We present evidence that reducing the strength of the SST relaxation combined with using more coastal observations in the reanalysis avoids the non-stationary SST bias in the NEGB region. This suggests that future reanalysis products need better ways to ingest SST observations. In the short term, small modifications to the simple SST relaxation scheme can be applied to avoid the degradation of the ocean reanalysis discussed here. In the longer term, a more refined treatment of SST observations is desirable by including them into the variational data assimilation scheme employed for all other observations in the ocean reanalysis.

The SST biases in the NEGB region have a detectable impact on the mean Northern Hemisphere atmospheric circulation and surface temperatures. The largest signals are over the North Atlantic itself. The impact over Europe is not as large, confirming earlier studies on the impact of North Atlantic SST alone on atmospheric circulation over Europe. Seasonal forecast skill is obviously degraded in the NEGB region, but the remote impact in the northern hemisphere is difficult to quantify, mainly because overall skill levels are low and often not statistically significant.

The current analysis has unveiled additional questions which need to be explored further. The reasons for the non-stationary bias are not well understood, although there are some plausible (yet competing) hypotheses: the reduction of bias after 2000 could be related to increased assimilation of in-situ observations for the recent period. However, a non-stationary bias is also present when the reforecasts are initialized from control simulations without ocean observations. Furthermore, it is intriguing that the non-stationary bias is not present when the ocean initial conditions are produced with a lower resolution ocean model. This may be due to the increased ability of the 1/4 degree ocean model to sustain high values of Gulf Stream transports, and therefore being more sensitive to its variations. It might also be due to the fact that the existing ocean observations are more effective in constraining the ocean state in the low resolution ocean (less degrees of freedom). Lastly, due to the lack of AMOC observations in the early period, we cannot exclude the possibility that at least some aspects of the regime shift simulated by ORAS5 represent real changes in the climate system.
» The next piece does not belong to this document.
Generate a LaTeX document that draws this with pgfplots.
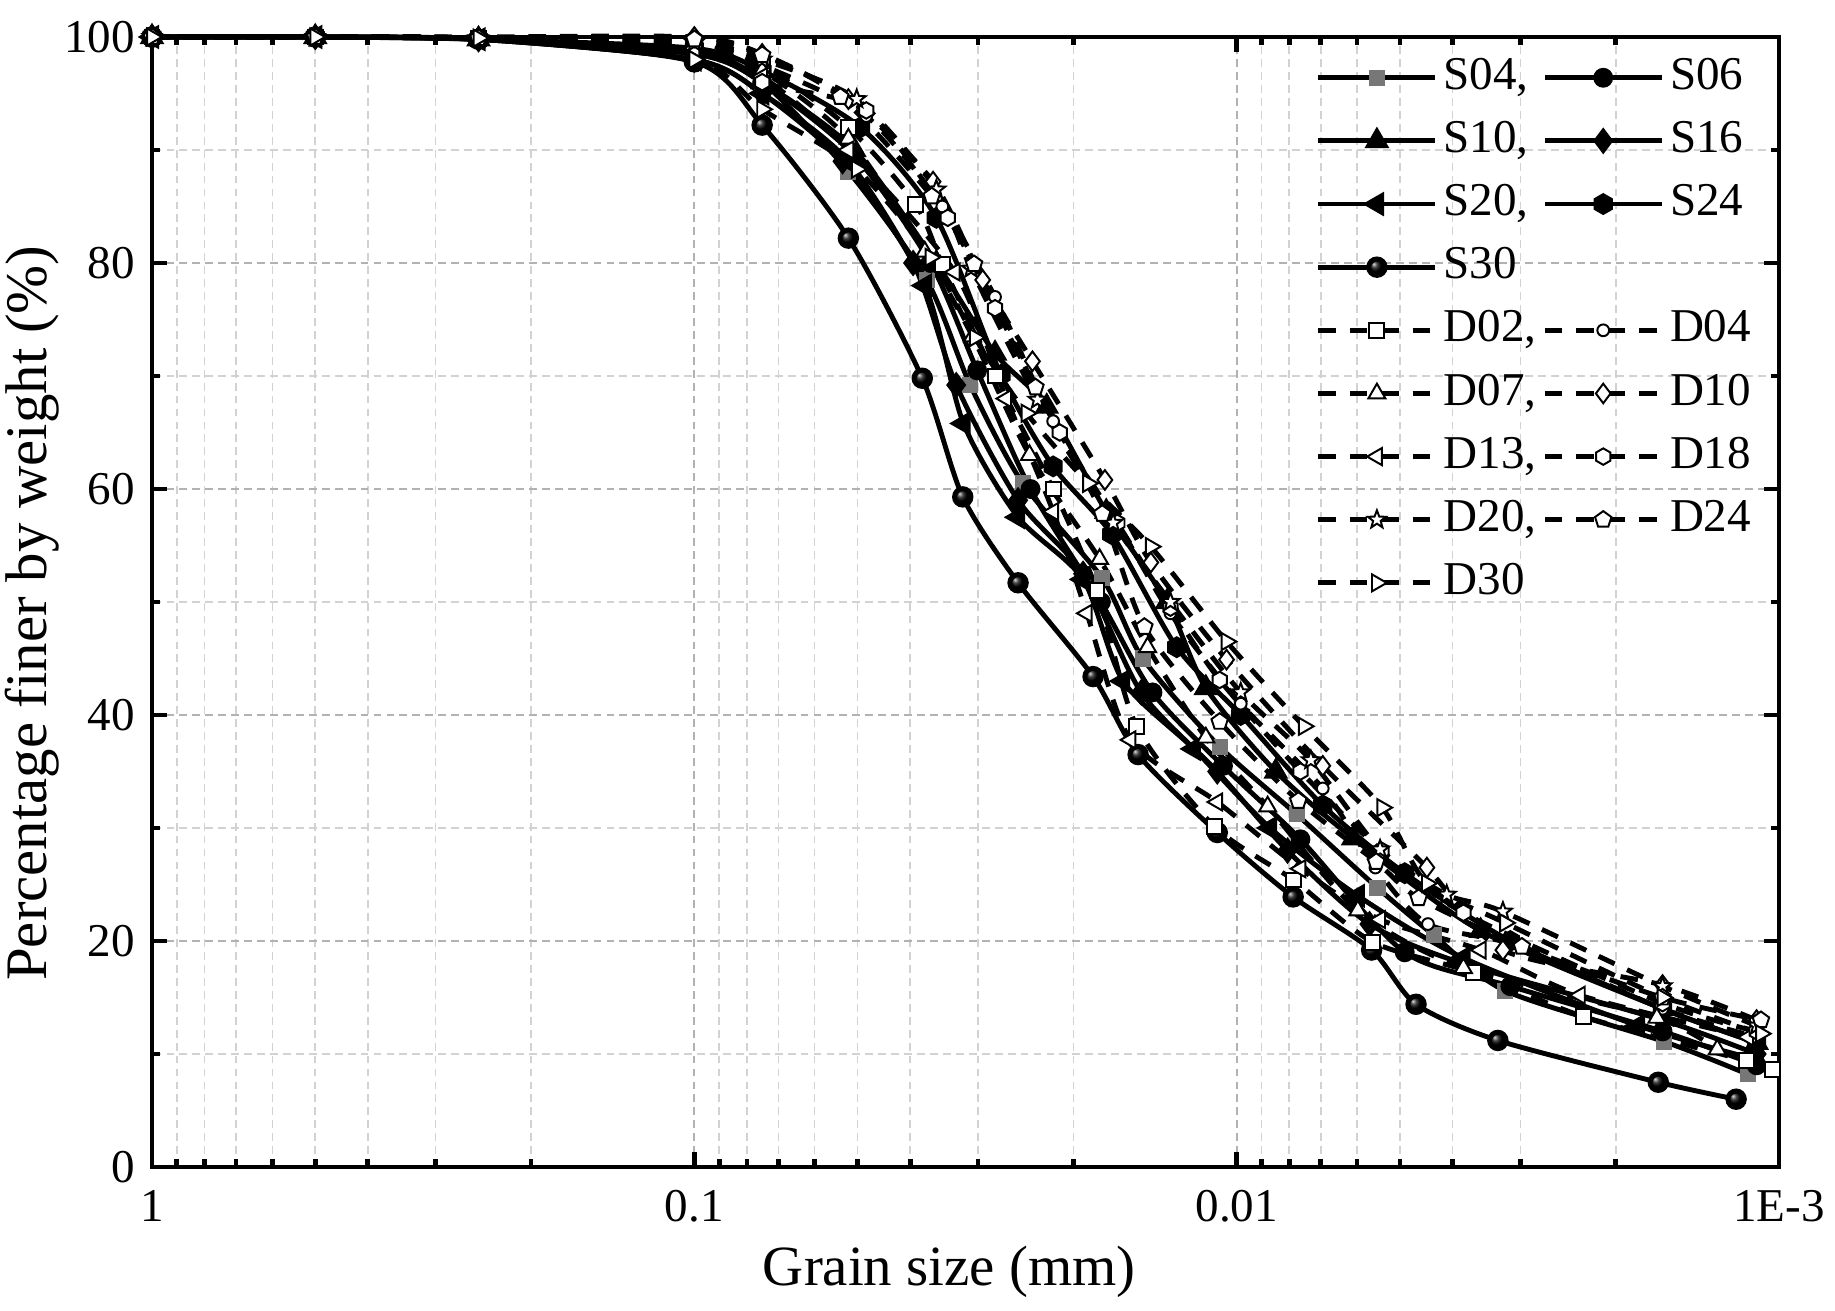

This study highlights the importance of a balanced ocean initialization. A balanced initialization implies that the observational information is retained during the forecast, which is only possible when assimilation increments are consistent with the model dynamics. In the presence of large model errors, a balanced initialization is difficult. Still, one can aim to produce a more balanced state by including constraints that limit the growth of fast errors. These constraints may consist of better formulation of background error covariances, or more sophisticated techniques such as 4D-VAR that take into account the temporal as well as the spatial dimension. Most of the operational oceanographic applications today assume that error growth is slow, and therefore prioritize minimizing the magnitude of errors over minimizing the growth rate of errors. The results presented here demonstrate that the error growth in sea surface temperature resulting from an unbalanced AMOC initialization can – somewhat surprisingly – be fast enough to have substantial impact on seasonal forecasts, affecting not only the forecast performance but also the state estimation because the estimated AMOC depends very much on the weight given to the SST observations. The balancing of processes that act on different time scales presents a significant challenge for ocean data assimilation methodology. This challenge needs to be tackled in order to improve ocean reanalyses and the performance of coupled forecasts initialized from them.